About this time, the doubt and waste in the other methods was apparent, and others were starting to notice as well. Credit buyers started to get picky. I attended a session at Stanford’s Climate School later, and listened to a number of experts highlight serious misgivings and inconsistency in soil carbon — the influencers had finally caught up with me and a few others. And this doubt was proven right, at Southpole and Verra as the tip of the iceberg. In the meantime, real work with teams at Regen and other more real organizations was being relegated to the back.

I also interviewed other agencies, where the staff flat out admitted that once a project was “approved” there were no follow on checks, and that further, they did not know anything about protocols — a project developer would prepare the documents for them to rubber stamp. This is not the way we run things, nor should others. Theres a real climate problem to solve, and real money is being spent.

The only way soil carbon could work under these conditions was and still is via biochar, which we support.
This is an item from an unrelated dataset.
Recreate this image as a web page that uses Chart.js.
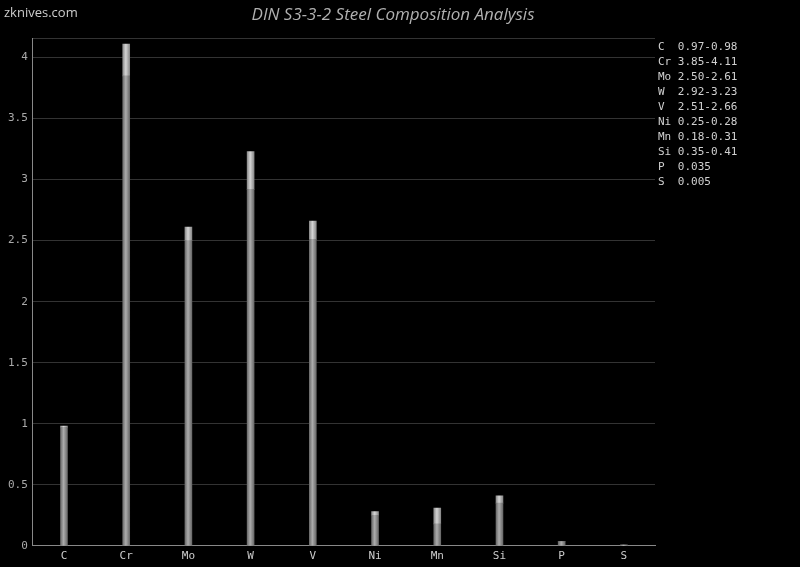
<!DOCTYPE html>
<html>
<head>
<meta charset="utf-8">
<script src="https://cdn.jsdelivr.net/npm/chart.js@4"></script>
<style>
  html, body { margin: 0; padding: 0; background: #000; }
  #wrap { width: 800px; height: 567px; }
</style>
</head>
<body>
<div id="wrap"><canvas id="steelChart"></canvas></div>
<script>
const elements = ["C", "Cr", "Mo", "W", "V", "Ni", "Mn", "Si", "P", "S"];
const minValues = [0.97, 3.85, 2.50, 2.92, 2.51, 0.25, 0.18, 0.35, 0.035, 0.005];
const maxValues = [0.98, 4.11, 2.61, 3.23, 2.66, 0.28, 0.31, 0.41, 0.035, 0.005];
const rangeText = ["0.97-0.98", "3.85-4.11", "2.50-2.61", "2.92-3.23", "2.51-2.66",
  "0.25-0.28", "0.18-0.31", "0.35-0.41", "0.035", "0.005"];

const MONO = "'DejaVu Sans Mono', monospace";

// cylinder-like horizontal gradient for each bar
function barGradient(context, light) {
  const chart = context.chart;
  if (!chart.chartArea) return light ? "#bbb" : "#888";
  const x = chart.scales.x.getPixelForValue(context.dataIndex);
  const g = chart.ctx.createLinearGradient(x - 4, 0, x + 4, 0);
  if (light) {
    g.addColorStop(0, "#808080");
    g.addColorStop(0.45, "#d4d4d4");
    g.addColorStop(1, "#808080");
  } else {
    g.addColorStop(0, "#606060");
    g.addColorStop(0.45, "#acacac");
    g.addColorStop(1, "#606060");
  }
  return g;
}

const overlay = {
  id: "overlay",
  afterDraw(chart) {
    const ctx = chart.ctx;
    ctx.save();
    ctx.textBaseline = "middle";
    ctx.fillStyle = "#ccc";
    ctx.font = "13px 'Open Sans', sans-serif";
    ctx.textAlign = "left";
    ctx.fillText("zknives.com", 4, 13);

    ctx.fillStyle = "#b0b0b0";
    ctx.font = "italic 17px 'Open Sans', sans-serif";
    ctx.textAlign = "center";
    ctx.fillText("DIN S3-3-2 Steel Composition Analysis", 393, 15);

    ctx.fillStyle = "#d0d0d0";
    ctx.font = "11px " + MONO;
    ctx.textAlign = "left";
    elements.forEach((el, i) => {
      ctx.fillText(el.padEnd(2, " ") + " " + rangeText[i], 658, 47 + i * 15);
    });
    ctx.restore();
  }
};

new Chart(document.getElementById("steelChart"), {
  type: "bar",
  data: {
    labels: elements,
    datasets: [
      {
        label: "min",
        data: minValues,
        backgroundColor: (c) => barGradient(c, false),
        barThickness: 7,
        stack: "s"
      },
      {
        label: "range",
        data: maxValues.map((v, i) => +(v - minValues[i]).toFixed(3)),
        backgroundColor: (c) => barGradient(c, true),
        barThickness: 7,
        stack: "s"
      }
    ]
  },
  options: {
    responsive: true,
    maintainAspectRatio: false,
    animation: false,
    layout: { padding: { top: 38, right: 145, left: 3, bottom: 0 } },
    plugins: {
      legend: { display: false },
      title: { display: false },
      tooltip: { enabled: false }
    },
    scales: {
      x: {
        stacked: true,
        grid: { display: false, drawTicks: false },
        border: { color: "#888", width: 1 },
        ticks: { color: "#ccc", font: { family: MONO, size: 11 }, padding: 4 }
      },
      y: {
        stacked: true,
        min: 0,
        max: 4.16,
        grid: { color: "#333", drawTicks: false },
        border: { color: "#888", width: 1 },
        ticks: {
          stepSize: 0.5,
          color: "#aaa",
          font: { family: MONO, size: 11 },
          padding: 5,
          callback: (v) => (v > 4.1 ? "" : v)
        }
      }
    }
  },
  plugins: [overlay]
});
</script>
</body>
</html>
But we are not, and will not be a biochar company; there are at least 10 new biochar companies per day, all are generally good, and all cannot scale for similar reasons, which is why there are so many.

Additionally, all these pathways could be financed only through carbon credits. I felt, and still feel strongly that carbon credit are a fundamental waste of corporate and taxpayer funds. We will not make a change, until the new option has better value than the old.

There is a lot of juju around carbon credits. Terms like durability and additionality abound. But really, only one thing matters — did you impact the rate of increase of GHGs in our atmosphere or not?

Going back to first principles, its apparent that the GHG pollution problem we have is from the use of fossil fuels, where the rate at which CO2 and other gases are produced exceeds the rate at which the planet can handle the inflow. So, to take the overflowing bathtub analogy, before wasting dry towels to soak up the overflow, turn off the tap. Basically, replace fossil fuels as fast as possible, with the most economic solution to each use case.

All the other stuff is just a nice way of making work for accountants and lawyers, and creating a new class of financial instruments that would make Enron blush with envy.

If you need forensic grade accounting to prove you are making a difference, you are likely not.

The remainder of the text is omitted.